- WRITTEN TASK -
Keep pictures out. Copy exactly the lines from the one containing "What matplotlib code" to the one containing "plt.rcParams['font.stretch'] = STRETCH", endpoints included.

- RECORD SET -
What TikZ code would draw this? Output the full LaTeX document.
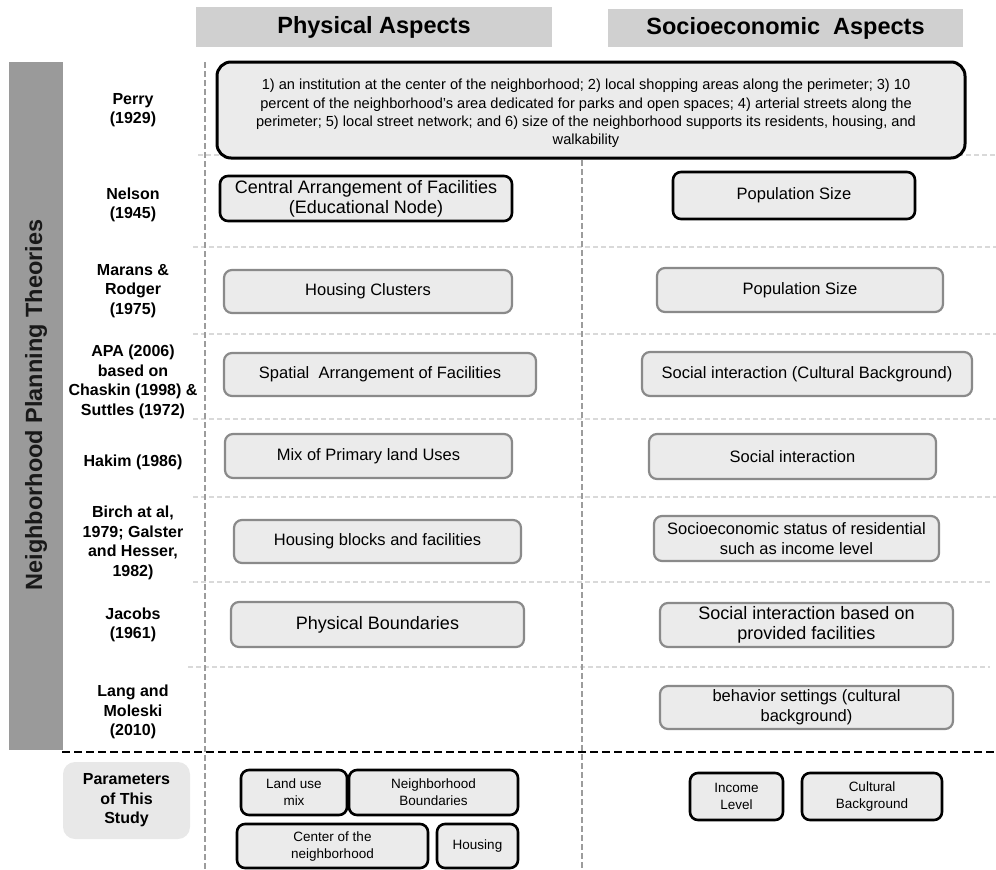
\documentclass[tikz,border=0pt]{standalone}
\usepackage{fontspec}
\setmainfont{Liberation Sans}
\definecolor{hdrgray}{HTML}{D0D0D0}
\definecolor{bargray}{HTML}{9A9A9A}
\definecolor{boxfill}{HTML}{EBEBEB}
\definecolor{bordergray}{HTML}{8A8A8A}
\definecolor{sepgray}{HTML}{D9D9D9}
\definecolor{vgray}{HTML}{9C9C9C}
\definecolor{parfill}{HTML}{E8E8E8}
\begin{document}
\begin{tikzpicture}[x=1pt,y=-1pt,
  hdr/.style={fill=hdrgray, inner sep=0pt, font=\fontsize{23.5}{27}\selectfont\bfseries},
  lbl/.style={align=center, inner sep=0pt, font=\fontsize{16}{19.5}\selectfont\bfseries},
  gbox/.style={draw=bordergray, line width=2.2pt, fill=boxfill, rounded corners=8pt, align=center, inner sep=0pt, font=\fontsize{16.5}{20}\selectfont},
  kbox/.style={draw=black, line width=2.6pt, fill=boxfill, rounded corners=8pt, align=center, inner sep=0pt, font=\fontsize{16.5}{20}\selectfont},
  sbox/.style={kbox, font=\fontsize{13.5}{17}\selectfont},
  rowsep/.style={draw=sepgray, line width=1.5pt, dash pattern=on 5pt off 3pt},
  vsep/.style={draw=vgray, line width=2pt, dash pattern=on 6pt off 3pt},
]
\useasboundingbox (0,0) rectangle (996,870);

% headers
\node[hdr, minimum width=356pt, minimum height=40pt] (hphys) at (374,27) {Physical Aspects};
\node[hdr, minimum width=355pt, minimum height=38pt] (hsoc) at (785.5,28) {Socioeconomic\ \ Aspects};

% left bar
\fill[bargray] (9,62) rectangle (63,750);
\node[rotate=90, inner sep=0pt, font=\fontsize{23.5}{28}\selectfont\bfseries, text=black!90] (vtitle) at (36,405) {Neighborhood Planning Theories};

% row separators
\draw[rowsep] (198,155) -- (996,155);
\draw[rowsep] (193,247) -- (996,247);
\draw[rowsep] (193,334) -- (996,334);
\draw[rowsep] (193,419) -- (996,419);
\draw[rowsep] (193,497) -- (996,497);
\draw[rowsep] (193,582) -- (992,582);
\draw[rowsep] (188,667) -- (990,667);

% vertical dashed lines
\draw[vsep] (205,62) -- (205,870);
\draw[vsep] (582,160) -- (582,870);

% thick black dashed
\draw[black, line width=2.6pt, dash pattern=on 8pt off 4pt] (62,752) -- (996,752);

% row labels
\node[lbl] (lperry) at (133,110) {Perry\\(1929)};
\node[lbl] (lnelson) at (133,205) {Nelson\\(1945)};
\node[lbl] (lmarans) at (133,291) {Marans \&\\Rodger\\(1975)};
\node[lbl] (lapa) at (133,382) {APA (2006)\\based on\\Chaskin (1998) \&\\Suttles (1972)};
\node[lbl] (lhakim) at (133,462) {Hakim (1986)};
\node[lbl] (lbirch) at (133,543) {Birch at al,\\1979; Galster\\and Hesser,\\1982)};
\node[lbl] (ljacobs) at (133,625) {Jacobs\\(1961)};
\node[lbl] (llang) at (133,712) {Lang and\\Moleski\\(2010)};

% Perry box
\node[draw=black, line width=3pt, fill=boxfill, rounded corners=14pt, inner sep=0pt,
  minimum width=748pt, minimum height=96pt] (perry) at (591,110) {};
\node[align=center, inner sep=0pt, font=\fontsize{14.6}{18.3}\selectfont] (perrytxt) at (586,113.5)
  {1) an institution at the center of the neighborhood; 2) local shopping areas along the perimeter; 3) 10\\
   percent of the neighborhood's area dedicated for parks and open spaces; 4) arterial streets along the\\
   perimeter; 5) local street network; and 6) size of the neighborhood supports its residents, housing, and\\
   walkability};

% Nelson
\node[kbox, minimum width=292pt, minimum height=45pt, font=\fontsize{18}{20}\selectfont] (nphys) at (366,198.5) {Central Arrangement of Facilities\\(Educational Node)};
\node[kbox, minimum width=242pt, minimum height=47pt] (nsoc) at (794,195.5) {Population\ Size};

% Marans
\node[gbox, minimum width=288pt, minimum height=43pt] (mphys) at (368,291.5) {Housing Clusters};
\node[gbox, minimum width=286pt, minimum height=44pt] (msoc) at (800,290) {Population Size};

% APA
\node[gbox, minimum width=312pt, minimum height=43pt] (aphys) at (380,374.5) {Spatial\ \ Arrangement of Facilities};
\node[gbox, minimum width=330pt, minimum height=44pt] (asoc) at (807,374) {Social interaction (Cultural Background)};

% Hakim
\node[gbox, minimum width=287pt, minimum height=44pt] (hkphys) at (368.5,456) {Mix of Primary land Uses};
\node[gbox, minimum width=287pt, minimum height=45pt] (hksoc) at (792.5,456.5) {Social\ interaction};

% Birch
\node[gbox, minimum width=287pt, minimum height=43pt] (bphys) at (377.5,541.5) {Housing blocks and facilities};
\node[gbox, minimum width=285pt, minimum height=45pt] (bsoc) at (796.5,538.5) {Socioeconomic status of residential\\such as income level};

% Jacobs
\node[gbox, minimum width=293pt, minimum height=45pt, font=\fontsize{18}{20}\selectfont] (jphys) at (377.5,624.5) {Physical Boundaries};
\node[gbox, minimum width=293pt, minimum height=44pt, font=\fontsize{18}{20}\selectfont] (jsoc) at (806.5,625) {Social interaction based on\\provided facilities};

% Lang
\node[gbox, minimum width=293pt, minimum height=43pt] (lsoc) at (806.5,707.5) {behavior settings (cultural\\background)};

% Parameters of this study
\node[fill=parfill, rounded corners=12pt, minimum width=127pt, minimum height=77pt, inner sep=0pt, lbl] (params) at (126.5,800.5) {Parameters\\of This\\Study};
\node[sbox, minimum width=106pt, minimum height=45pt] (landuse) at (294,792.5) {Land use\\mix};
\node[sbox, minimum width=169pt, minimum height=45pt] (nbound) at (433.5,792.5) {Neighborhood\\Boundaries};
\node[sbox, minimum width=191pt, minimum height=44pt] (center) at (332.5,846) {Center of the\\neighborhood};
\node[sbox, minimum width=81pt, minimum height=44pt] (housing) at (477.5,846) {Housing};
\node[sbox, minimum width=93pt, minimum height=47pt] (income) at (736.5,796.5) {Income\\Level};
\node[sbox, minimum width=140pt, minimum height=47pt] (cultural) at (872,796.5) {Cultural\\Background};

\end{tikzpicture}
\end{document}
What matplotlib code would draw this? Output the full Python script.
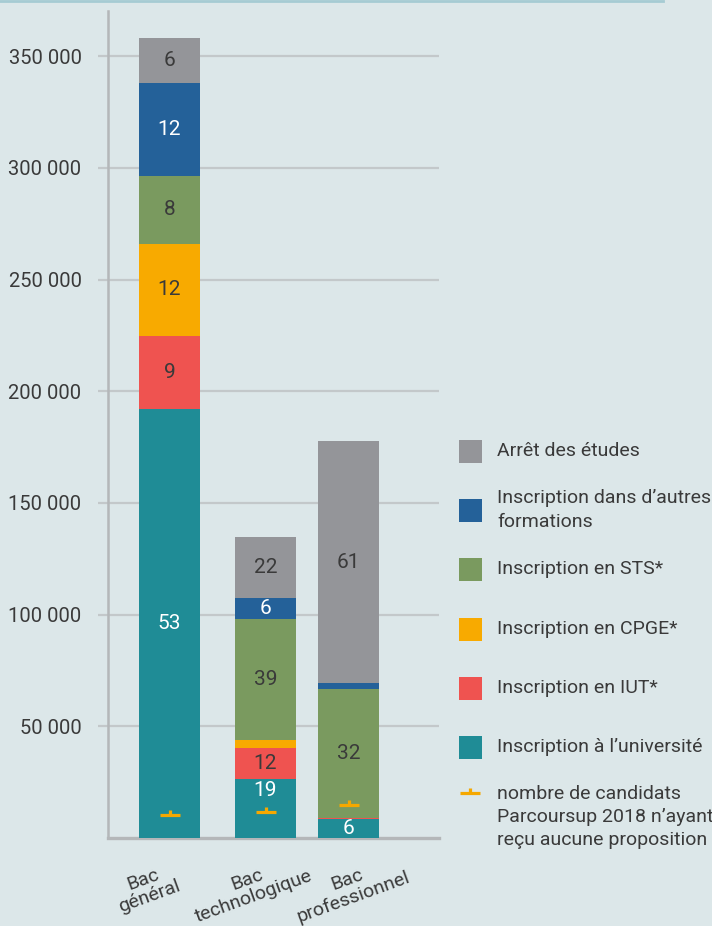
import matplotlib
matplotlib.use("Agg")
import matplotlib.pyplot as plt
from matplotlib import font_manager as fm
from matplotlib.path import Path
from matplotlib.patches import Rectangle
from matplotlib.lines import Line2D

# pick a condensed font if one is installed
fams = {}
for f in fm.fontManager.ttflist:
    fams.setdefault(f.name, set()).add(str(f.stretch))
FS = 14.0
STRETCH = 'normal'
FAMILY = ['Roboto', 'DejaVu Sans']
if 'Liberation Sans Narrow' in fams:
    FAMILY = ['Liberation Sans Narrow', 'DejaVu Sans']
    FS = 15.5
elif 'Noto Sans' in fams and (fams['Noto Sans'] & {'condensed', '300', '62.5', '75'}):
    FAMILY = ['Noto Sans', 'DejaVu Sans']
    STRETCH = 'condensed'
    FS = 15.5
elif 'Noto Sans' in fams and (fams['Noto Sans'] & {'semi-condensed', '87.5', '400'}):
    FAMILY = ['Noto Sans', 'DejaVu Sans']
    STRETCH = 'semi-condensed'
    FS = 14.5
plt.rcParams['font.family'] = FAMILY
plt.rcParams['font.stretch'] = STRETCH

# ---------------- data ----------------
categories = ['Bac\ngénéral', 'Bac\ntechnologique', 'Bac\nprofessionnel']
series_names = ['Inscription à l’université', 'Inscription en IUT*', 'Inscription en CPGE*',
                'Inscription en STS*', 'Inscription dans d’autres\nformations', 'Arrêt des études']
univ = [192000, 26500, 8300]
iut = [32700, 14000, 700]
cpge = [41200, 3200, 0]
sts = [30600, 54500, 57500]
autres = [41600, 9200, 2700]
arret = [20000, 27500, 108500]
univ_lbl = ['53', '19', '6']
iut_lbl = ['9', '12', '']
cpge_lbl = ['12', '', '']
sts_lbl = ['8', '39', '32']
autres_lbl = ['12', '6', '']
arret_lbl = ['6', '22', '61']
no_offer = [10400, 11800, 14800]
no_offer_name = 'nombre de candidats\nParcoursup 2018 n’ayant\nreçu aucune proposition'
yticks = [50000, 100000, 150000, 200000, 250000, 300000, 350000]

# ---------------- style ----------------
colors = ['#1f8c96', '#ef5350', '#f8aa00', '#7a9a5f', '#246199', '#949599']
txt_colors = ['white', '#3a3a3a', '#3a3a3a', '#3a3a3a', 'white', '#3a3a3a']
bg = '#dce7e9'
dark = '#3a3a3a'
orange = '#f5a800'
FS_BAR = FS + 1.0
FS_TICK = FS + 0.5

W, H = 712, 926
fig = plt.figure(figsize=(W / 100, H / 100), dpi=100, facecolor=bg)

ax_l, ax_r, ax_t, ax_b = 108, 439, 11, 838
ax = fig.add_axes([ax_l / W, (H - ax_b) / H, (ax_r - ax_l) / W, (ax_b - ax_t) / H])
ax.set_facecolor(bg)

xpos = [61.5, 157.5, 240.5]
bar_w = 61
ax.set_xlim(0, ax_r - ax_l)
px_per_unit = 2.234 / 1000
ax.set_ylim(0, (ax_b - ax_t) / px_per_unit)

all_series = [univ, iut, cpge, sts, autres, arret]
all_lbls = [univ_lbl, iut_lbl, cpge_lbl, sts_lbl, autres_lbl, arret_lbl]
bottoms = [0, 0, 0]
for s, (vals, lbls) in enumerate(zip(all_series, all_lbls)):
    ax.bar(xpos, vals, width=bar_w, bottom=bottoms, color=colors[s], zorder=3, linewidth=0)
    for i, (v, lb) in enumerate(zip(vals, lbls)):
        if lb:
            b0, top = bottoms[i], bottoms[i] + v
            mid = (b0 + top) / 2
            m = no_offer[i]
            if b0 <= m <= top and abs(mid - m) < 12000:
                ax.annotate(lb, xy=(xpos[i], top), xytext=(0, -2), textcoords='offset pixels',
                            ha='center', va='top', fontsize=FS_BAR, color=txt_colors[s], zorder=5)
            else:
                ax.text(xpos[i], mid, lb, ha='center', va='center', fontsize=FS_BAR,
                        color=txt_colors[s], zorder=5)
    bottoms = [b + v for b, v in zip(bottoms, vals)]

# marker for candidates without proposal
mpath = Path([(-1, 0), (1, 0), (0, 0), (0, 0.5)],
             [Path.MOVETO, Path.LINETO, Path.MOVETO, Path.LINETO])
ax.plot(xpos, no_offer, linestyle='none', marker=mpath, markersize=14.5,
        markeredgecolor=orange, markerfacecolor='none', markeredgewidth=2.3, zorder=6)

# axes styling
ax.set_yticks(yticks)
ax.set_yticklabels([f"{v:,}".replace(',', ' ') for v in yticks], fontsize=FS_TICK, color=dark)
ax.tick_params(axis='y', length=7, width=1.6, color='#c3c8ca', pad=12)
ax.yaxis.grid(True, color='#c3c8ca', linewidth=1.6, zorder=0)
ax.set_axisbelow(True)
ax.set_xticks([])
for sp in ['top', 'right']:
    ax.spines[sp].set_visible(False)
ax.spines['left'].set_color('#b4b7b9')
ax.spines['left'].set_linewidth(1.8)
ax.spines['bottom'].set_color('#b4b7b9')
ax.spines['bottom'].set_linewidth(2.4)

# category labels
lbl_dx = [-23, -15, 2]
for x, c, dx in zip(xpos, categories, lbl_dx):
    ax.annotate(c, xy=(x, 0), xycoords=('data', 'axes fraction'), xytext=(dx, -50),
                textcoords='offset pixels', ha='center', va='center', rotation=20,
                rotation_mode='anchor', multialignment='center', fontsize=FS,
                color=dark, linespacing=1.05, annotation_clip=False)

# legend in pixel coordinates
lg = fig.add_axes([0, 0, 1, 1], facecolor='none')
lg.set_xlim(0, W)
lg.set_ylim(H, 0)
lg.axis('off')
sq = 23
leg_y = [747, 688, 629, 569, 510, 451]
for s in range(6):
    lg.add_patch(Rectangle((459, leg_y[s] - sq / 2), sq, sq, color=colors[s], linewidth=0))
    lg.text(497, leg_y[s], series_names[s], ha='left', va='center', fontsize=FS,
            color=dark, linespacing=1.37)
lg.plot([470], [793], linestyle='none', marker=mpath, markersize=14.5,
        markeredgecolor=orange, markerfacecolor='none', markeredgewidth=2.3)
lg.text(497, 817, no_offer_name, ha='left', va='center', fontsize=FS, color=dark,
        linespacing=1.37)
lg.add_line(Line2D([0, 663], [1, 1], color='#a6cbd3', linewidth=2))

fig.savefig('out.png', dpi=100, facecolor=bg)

- OUTPUT BELOW -
What matplotlib code would draw this? Output the full Python script.
import matplotlib
matplotlib.use("Agg")
import matplotlib.pyplot as plt
from matplotlib import font_manager as fm
from matplotlib.path import Path
from matplotlib.patches import Rectangle
from matplotlib.lines import Line2D

# pick a condensed font if one is installed
fams = {}
for f in fm.fontManager.ttflist:
    fams.setdefault(f.name, set()).add(str(f.stretch))
FS = 14.0
STRETCH = 'normal'
FAMILY = ['Roboto', 'DejaVu Sans']
if 'Liberation Sans Narrow' in fams:
    FAMILY = ['Liberation Sans Narrow', 'DejaVu Sans']
    FS = 15.5
elif 'Noto Sans' in fams and (fams['Noto Sans'] & {'condensed', '300', '62.5', '75'}):
    FAMILY = ['Noto Sans', 'DejaVu Sans']
    STRETCH = 'condensed'
    FS = 15.5
elif 'Noto Sans' in fams and (fams['Noto Sans'] & {'semi-condensed', '87.5', '400'}):
    FAMILY = ['Noto Sans', 'DejaVu Sans']
    STRETCH = 'semi-condensed'
    FS = 14.5
plt.rcParams['font.family'] = FAMILY
plt.rcParams['font.stretch'] = STRETCH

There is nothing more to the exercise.